Planning For The Management Of Demolition Wastes
In order to undertake demolition-related repairs on their own, homeowners must come up with a waste management plan for the intended activity.
In a large number of cases, such a plan needs to be approved by the authorities concerned before any demolition services can commence. Below are two things to remember when drafting a demolition waste management plan for residential DIY repairs.
Matters Of Procedure
A DIY-minded homeowner will be required to prove their understanding of what is involved in demolition waste management. A waste management plan should clearly explain the steps that a homeowner intends to take so as to ensure that the demolition exercise generates the least possible amount of waste. The plan should also include details on how the homeowner plans to re-use and/or recycle the waste that ends up being generated. In the event that demolition wastes cannot be recycled and/or re-used, homeowners should indicate the method(s) they intend to use in the disposal of such waste products.

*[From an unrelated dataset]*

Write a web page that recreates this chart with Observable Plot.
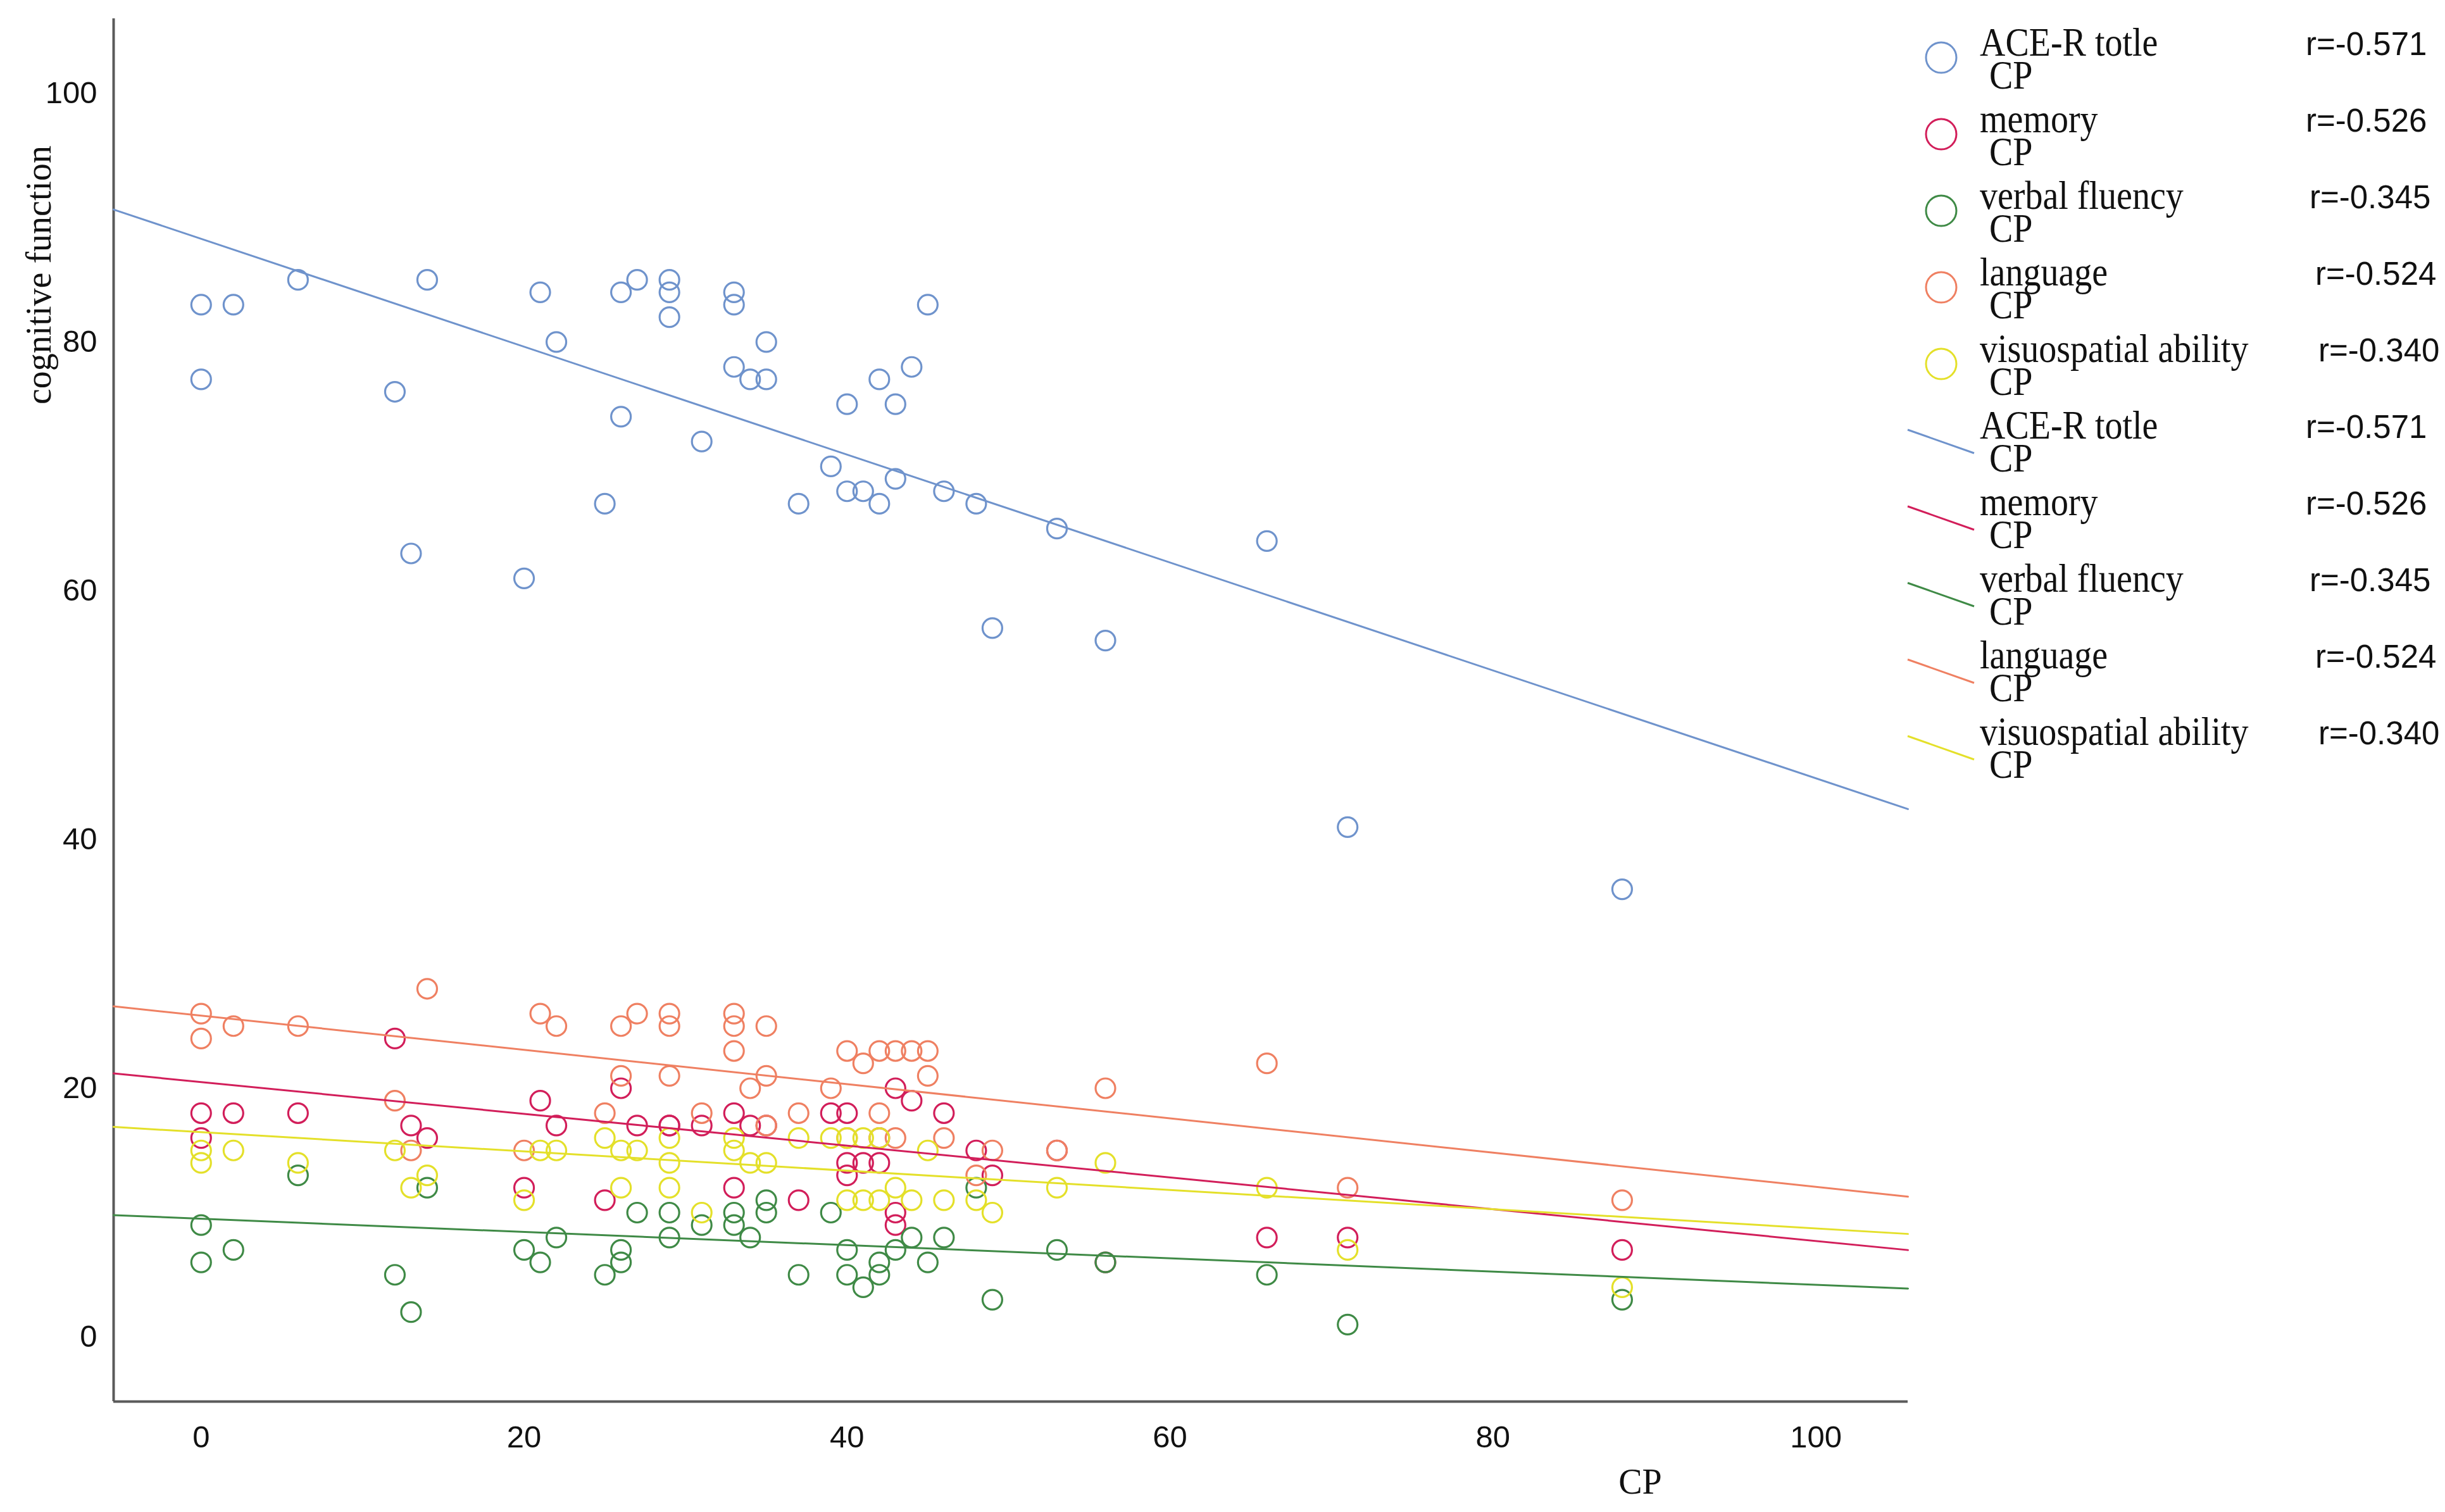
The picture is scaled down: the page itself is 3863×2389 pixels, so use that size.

Outlining the waste management procedures to be adopted will help to prove that the chosen processes provide the most efficient means of dealing with waste products of the demolition exercise.
Common demolition waste products (e.g. planks of wood, metal sheets, and disintegrated concrete) can be re-used. Broken pieces of timber and the sheets of metal can be used to build make-shift structures for the temporary of storage of waste products during the demolition exercise. They can also be used to build a bigger kennel for the seemingly "ever-pregnant" family dog.
Disintegrated concrete can be re-used when building the foundation(s) for new structures that will replace those that will have been demolished.
Alternatively, homeowners can choose to sell useful waste products to a general contractor who will re-use the products in upcoming or on-going projects on a different site.
DIY-minded homeowners will also need to prove that they have the financial capability to effectively manage demolition wastes. Thus, it is imperative for homeowners to ensure that their plan includes a detailed break-down of the financial implications of demolition waste management.
By providing a detailed budget for waste management alongside their financial records, homeowners are able to prove to the concerned authorities that the cost of demolition waste management is well within their means.
More importantly, financial details in the plan will help to prove the cost-effectiveness of the chosen waste management procedure, and to explain why the procedure was preferred over several others.